[SET EXERCISE] Without the pictures, extract every line from the start of the material to the line containing "(titlet) at (720,71)", both ends included.

[COLLECTED MATERIAL]
+ + + + +

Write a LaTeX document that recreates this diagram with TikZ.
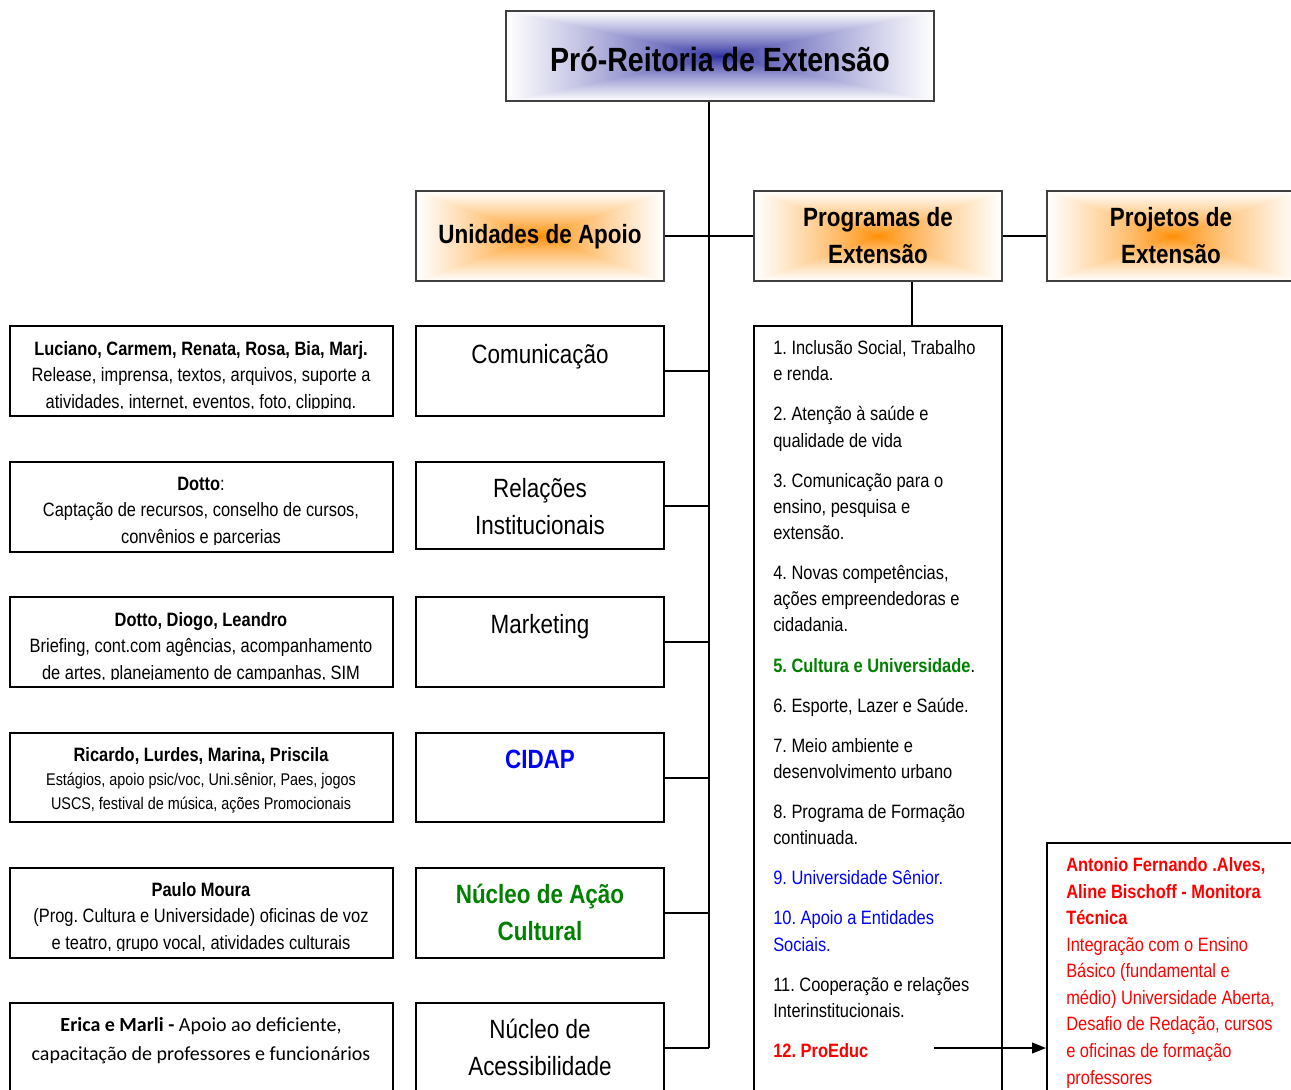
\documentclass[tikz,border=0pt]{standalone}
\usepackage{fontspec}
\setmainfont{Liberation Sans}[FakeStretch=0.85]
\newfontfamily\calib{Carlito}
\usetikzlibrary{fit,arrows.meta}
\newcommand\fsz[2]{\fontsize{#1}{#2}\selectfont}
\definecolor{cgreen}{RGB}{0,128,0}
\definecolor{cblue}{RGB}{0,0,255}
\definecolor{cred}{RGB}{255,0,0}
\definecolor{frame}{RGB}{64,64,64}
\pgfdeclarefunctionalshading{blueglow}{\pgfpoint{-50bp}{-50bp}}{\pgfpoint{50bp}{50bp}}{}{
abs exch abs 2 copy lt {exch} if pop 25 div dup 1 gt {pop 1} if 0.8 exp
dup dup 0.37 mul 0.63 add 3 1 roll 0.83 mul 0.17 add exch 0.83 mul 0.17 add exch 3 -1 roll}
\pgfdeclarefunctionalshading{orangeglow}{\pgfpoint{-50bp}{-50bp}}{\pgfpoint{50bp}{50bp}}{}{
abs exch abs 2 copy lt {exch} if pop 25 div dup 1 gt {pop 1} if 0.8 exp
dup dup 3 1 roll 0.45 mul 0.55 add exch pop 1 exch 3 -1 roll}
\begin{document}
\frenchspacing
\begin{tikzpicture}[x=0.75pt,y=-0.75pt,
  box/.style={draw=black, line width=1.5pt, inner sep=0pt},
  hbox/.style={draw=frame, line width=1.5pt, inner sep=0pt},
  conn/.style={line width=1.5pt},
  hdr/.style={anchor=base, inner sep=0pt, align=center, font=\bfseries\fsz{19.8}{27.75}},
  mtxt/.style={anchor=base, inner sep=0pt, align=center, font=\fsz{19.8}{27.75}},
  ltxt/.style={anchor=base, inner sep=0pt, align=center, font=\fsz{14.5}{19.8}},
  rtxt/.style={anchor=base west, inner sep=0pt, align=left, font=\fsz{14.5}{19.6}}
]
\useasboundingbox (0,0) rectangle (1291,1089);
\fill[white] (0,0) rectangle (1291,1089);
\clip (0,0) rectangle (1291,1089);

% title
\node[hbox, shade, shading=blueglow, fit={(506,11)(934,101)}] (title) {};
\node[anchor=base, inner sep=0pt, font=\bfseries\fsz{25.2}{30}] (titlet) at (720,71) {Pró-Reitoria de Extensão};

% headers
\node[hbox, shade, shading=orangeglow, fit={(416,191)(664,281)}] (unid) {};
\node[hdr] (unidt) at (540,243) {Unidades de Apoio};
\node[hbox, shade, shading=orangeglow, fit={(754,191)(1002,281)}] (prog) {};
\node[hdr] (progt) at (878,263) {Programas de\\Extensão};
\node[hbox, shade, shading=orangeglow, fit={(1047,191)(1298,281)}] (proj) {};
\node[hdr] (projt) at (1171,263) {Projetos de\\Extensão};

% middle column
\node[box, fit={(416,326)(664,416)}] (com) {};
\node[mtxt] (comt) at (540,363) {Comunicação};
\node[box, fit={(416,462)(664,549)}] (rel) {};
\node[mtxt] (relt) at (540,534) {Relações\\Institucionais};
\node[box, fit={(416,597)(664,687)}] (mkt) {};
\node[mtxt] (mktt) at (540,633) {Marketing};
\node[box, fit={(416,733)(664,822)}] (cidap) {};
\node[mtxt, font=\bfseries\fsz{19.8}{27.75}, text=cblue] (cidapt) at (540,768) {CIDAP};
\node[box, fit={(416,868)(664,958)}] (nac) {};
\node[mtxt, font=\bfseries\fsz{19.8}{27.75}, text=cgreen] (nact) at (540,940) {Núcleo de Ação\\Cultural};
\node[box, fit={(416,1003)(664,1092)}] (nacc) {};
\node[mtxt] (nacct) at (540,1075) {Núcleo de\\Acessibilidade};

% left column
\node[box, fit={(10,326)(393,416)}] (l1) {};
\node[box, fit={(10,462)(393,552)}] (l2) {};
\node[box, fit={(10,597)(393,687)}] (l3) {};
\node[box, fit={(10,733)(393,822)}] (l4) {};
\node[box, fit={(10,868)(393,958)}] (l5) {};
\node[box, fit={(10,1003)(393,1100)}] (l6) {};
\begin{scope}
\clip (l1.north west) rectangle ([yshift=6.5pt]l1.south east);
\node[ltxt] (l1t) at (201,408) {\textbf{Luciano, Carmem, Renata, Rosa, Bia, Marj.}\\Release, imprensa, textos, arquivos, suporte a\\atividades, internet, eventos, foto, clipping.};
\end{scope}
\begin{scope}
\clip (l2.north west) rectangle ([yshift=6.5pt]l2.south east);
\node[ltxt] (l2t) at (201,543) {\textbf{Dotto}:\\Captação de recursos, conselho de cursos,\\convênios e parcerias};
\end{scope}
\begin{scope}
\clip (l3.north west) rectangle ([yshift=6.5pt]l3.south east);
\node[ltxt] (l3t) at (201,679) {\textbf{Dotto, Diogo, Leandro}\\Briefing, cont.com agências, acompanhamento\\de artes, planejamento de campanhas, SIM};
\end{scope}
\node[ltxt, font=\fsz{12.7}{17.4}] (l4t) at (201,809) {{\bfseries\fsz{14.5}{17.4}Ricardo, Lurdes, Marina, Priscila}\\[1pt]Estágios, apoio psic/voc, Uni.sênior, Paes, jogos\\USCS, festival de música, ações Promocionais};
\begin{scope}
\clip (l5.north west) rectangle ([yshift=6.5pt]l5.south east);
\node[ltxt] (l5t) at (201,949) {\textbf{Paulo Moura}\\(Prog. Cultura e Universidade) oficinas de voz\\e teatro, grupo vocal, atividades culturais};
\end{scope}
\node[ltxt, font=\calib\fsz{15}{21.75}] (l6t) at (201,1060) {\textbf{Erica e Marli -} Apoio ao deficiente,\\capacitação de professores e funcionários};

% list of programs
\node[box, fit={(754,326)(1002,1100)}] (list) {};
\node[rtxt] (listt) at (773,1057.5) {1. Inclusão Social, Trabalho\\e renda.\\[10.5pt]
2. Atenção à saúde e\\qualidade de vida\\[10.5pt]
3. Comunicação para o\\ensino, pesquisa e\\extensão.\\[10.5pt]
4. Novas competências,\\ações empreendedoras e\\cidadania.\\[10.5pt]
{\bfseries\color{cgreen}5. Cultura e Universidade}.\\[10.5pt]
6. Esporte, Lazer e Saúde.\\[10.5pt]
7. Meio ambiente e\\desenvolvimento urbano\\[10.5pt]
8. Programa de Formação\\continuada.\\[10.5pt]
{\color{cblue}9. Universidade Sênior.}\\[10.5pt]
{\color{cblue}10. Apoio a Entidades}\\{\color{cblue}Sociais.}\\[10.5pt]
11. Cooperação e relações\\Interinstitucionais.\\[10.5pt]
{\bfseries\color{cred}12. ProEduc}};

% ProEduc project box
\node[box, fit={(1047,843)(1298,1100)}] (red) {};
\node[rtxt, font=\fsz{14.5}{19.9}, text=cred] (redt) at (1066,1084) {\textbf{Antonio Fernando .Alves,}\\\textbf{Aline Bischoff - Monitora}\\\textbf{Técnica}\\Integração com o Ensino\\Básico (fundamental e\\médio) Universidade Aberta,\\Desafio de Redação, cursos\\e oficinas de formação\\professores};

% connectors
\coordinate (trunk) at (709,0);
\draw[conn] (title.south -| trunk) -- (nacc.east -| trunk);
\foreach \n in {com,rel,mkt,cidap,nac,nacc}{\draw[conn] (\n.east) -- (\n.east -| trunk);}
\draw[conn] (unid.east) -- (prog.west);
\draw[conn] (prog.east) -- (proj.west);
\coordinate (pdrop) at (912,0);
\draw[conn] (prog.south -| pdrop) -- (list.north -| pdrop);
\coordinate (arrstart) at (934,1048);
\draw[conn, -{Triangle[length=10.5pt,width=8pt]}] (arrstart) -- (arrstart -| red.west);
\end{tikzpicture}
\end{document}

+ + + + +

[IN RESPONSE]
Write a LaTeX document that recreates this diagram with TikZ.
\documentclass[tikz,border=0pt]{standalone}
\usepackage{fontspec}
\setmainfont{Liberation Sans}[FakeStretch=0.85]
\newfontfamily\calib{Carlito}
\usetikzlibrary{fit,arrows.meta}
\newcommand\fsz[2]{\fontsize{#1}{#2}\selectfont}
\definecolor{cgreen}{RGB}{0,128,0}
\definecolor{cblue}{RGB}{0,0,255}
\definecolor{cred}{RGB}{255,0,0}
\definecolor{frame}{RGB}{64,64,64}
\pgfdeclarefunctionalshading{blueglow}{\pgfpoint{-50bp}{-50bp}}{\pgfpoint{50bp}{50bp}}{}{
abs exch abs 2 copy lt {exch} if pop 25 div dup 1 gt {pop 1} if 0.8 exp
dup dup 0.37 mul 0.63 add 3 1 roll 0.83 mul 0.17 add exch 0.83 mul 0.17 add exch 3 -1 roll}
\pgfdeclarefunctionalshading{orangeglow}{\pgfpoint{-50bp}{-50bp}}{\pgfpoint{50bp}{50bp}}{}{
abs exch abs 2 copy lt {exch} if pop 25 div dup 1 gt {pop 1} if 0.8 exp
dup dup 3 1 roll 0.45 mul 0.55 add exch pop 1 exch 3 -1 roll}
\begin{document}
\frenchspacing
\begin{tikzpicture}[x=0.75pt,y=-0.75pt,
  box/.style={draw=black, line width=1.5pt, inner sep=0pt},
  hbox/.style={draw=frame, line width=1.5pt, inner sep=0pt},
  conn/.style={line width=1.5pt},
  hdr/.style={anchor=base, inner sep=0pt, align=center, font=\bfseries\fsz{19.8}{27.75}},
  mtxt/.style={anchor=base, inner sep=0pt, align=center, font=\fsz{19.8}{27.75}},
  ltxt/.style={anchor=base, inner sep=0pt, align=center, font=\fsz{14.5}{19.8}},
  rtxt/.style={anchor=base west, inner sep=0pt, align=left, font=\fsz{14.5}{19.6}}
]
\useasboundingbox (0,0) rectangle (1291,1089);
\fill[white] (0,0) rectangle (1291,1089);
\clip (0,0) rectangle (1291,1089);

% title
\node[hbox, shade, shading=blueglow, fit={(506,11)(934,101)}] (title) {};
\node[anchor=base, inner sep=0pt, font=\bfseries\fsz{25.2}{30}] (titlet) at (720,71) {Pró-Reitoria de Extensão};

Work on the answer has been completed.